People often describe us as a ‘lad band’ despite the fact that Laura’s been contributing to what we do since the beginning,” McClure notes, slightly despairingly. “I often think that ‘lad’ is a term used by the music press in London to denote what they deem to be working class music, I think it’s a lazy term. All right I am a lad but I’m an artist and I do interesting things. What is to say that people who are working class and go to football can’t be artistic? I don’t buy into those boxes. I just thought I’d make a piece of art that I love and we did. I will listen to this album myself when I’m in my dotage.”

He feels the music industry is too quick to write bands off if their second album is not as good as their first. “It’s like Wayne Coyne or Nick Cave or Mark E Smith or James Murphy or Josh Homme, there’s a whole list of people who haven’t made their best music into well into their thirties if not their forties. I think I haven’t made my best record yet, I think it’s in the future.”

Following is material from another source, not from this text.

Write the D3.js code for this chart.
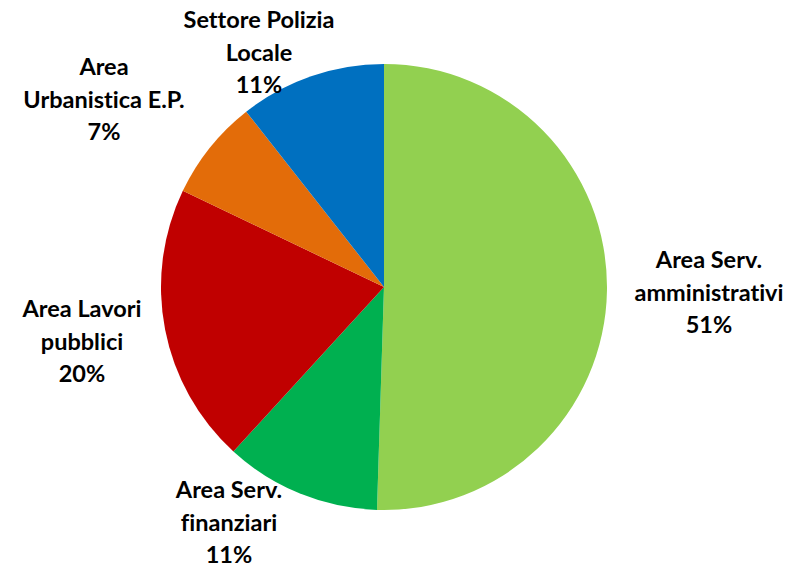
<!DOCTYPE html>
<html>
<head>
<meta charset="utf-8">
<script src="https://cdn.jsdelivr.net/npm/d3@7"></script>
<style>
  html, body { margin: 0; padding: 0; background: #fff; }
  svg { display: block; }
  text { font-family: Lato, "Open Sans", sans-serif; font-weight: bold; fill: #000; font-variant-ligatures: none; }
</style>
</head>
<body>
<svg id="chart" width="805" height="567"></svg>
<script>
// Data
const categories = ["Area Serv. amministrativi", "Area Serv. finanziari", "Area Lavori pubblici", "Area Urbanistica E.P.", "Settore Polizia Locale"];
const values = [50.5, 11.3, 20.3, 7.3, 10.6];
const labelLines = [
  ["Area Serv.", "amministrativi"],
  ["Area Serv.", "finanziari"],
  ["Area Lavori", "pubblici"],
  ["Area", "Urbanistica E.P."],
  ["Settore Polizia", "Locale"]
];
const colors = ["#92D050", "#00B050", "#C00000", "#E36C09", "#0070C0"];

// Layout (label block centre x and first baseline y)
const labelAnchors = [[709, 268], [229, 498], [82, 317], [104, 75], [259, 28]];

const svg = d3.select("#chart");
const cx = 384, cy = 287, r = 223;
const total = d3.sum(values);

const pie = d3.pie().sort(null).value(d => d)(values);
const arc = d3.arc().innerRadius(0).outerRadius(r);

const g = svg.append("g").attr("transform", `translate(${cx},${cy})`);
g.selectAll("path").data(pie).join("path")
  .attr("d", arc)
  .attr("fill", (d, i) => colors[i]);

const fmt = v => Math.round(v / total * 100) + "%";
const lh = 32.5;
categories.forEach((c, i) => {
  const lines = labelLines[i].concat([fmt(values[i])]);
  const t = svg.append("text")
    .attr("text-anchor", "middle")
    .attr("font-size", 23.5);
  lines.forEach((ln, k) => {
    t.append("tspan")
      .attr("x", labelAnchors[i][0])
      .attr("y", labelAnchors[i][1] + k * lh)
      .text(ln);
  });
});
</script>
</body>
</html>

McClure’s interest in poetry goes back to his youth. “I wrote poems before I wrote songs, really, for years and years and years,” he says, adding how “fortunate” he’s been to collaborate with the likes of John Cooper Clarke. The book is his attempt to correct mishearings of his words on lyric websites. He asked Horace Panter, from The Specials, “who I’m a massive fan of – I love his music and his art”, to illustrate it. He’s heartened that people like it. “It’s lovely to have that respect as a lyricist and other people who write words dig what I do. Moreover other musicians dig the album a lot – that, as a lyricist and a songwriter, is everything, really.”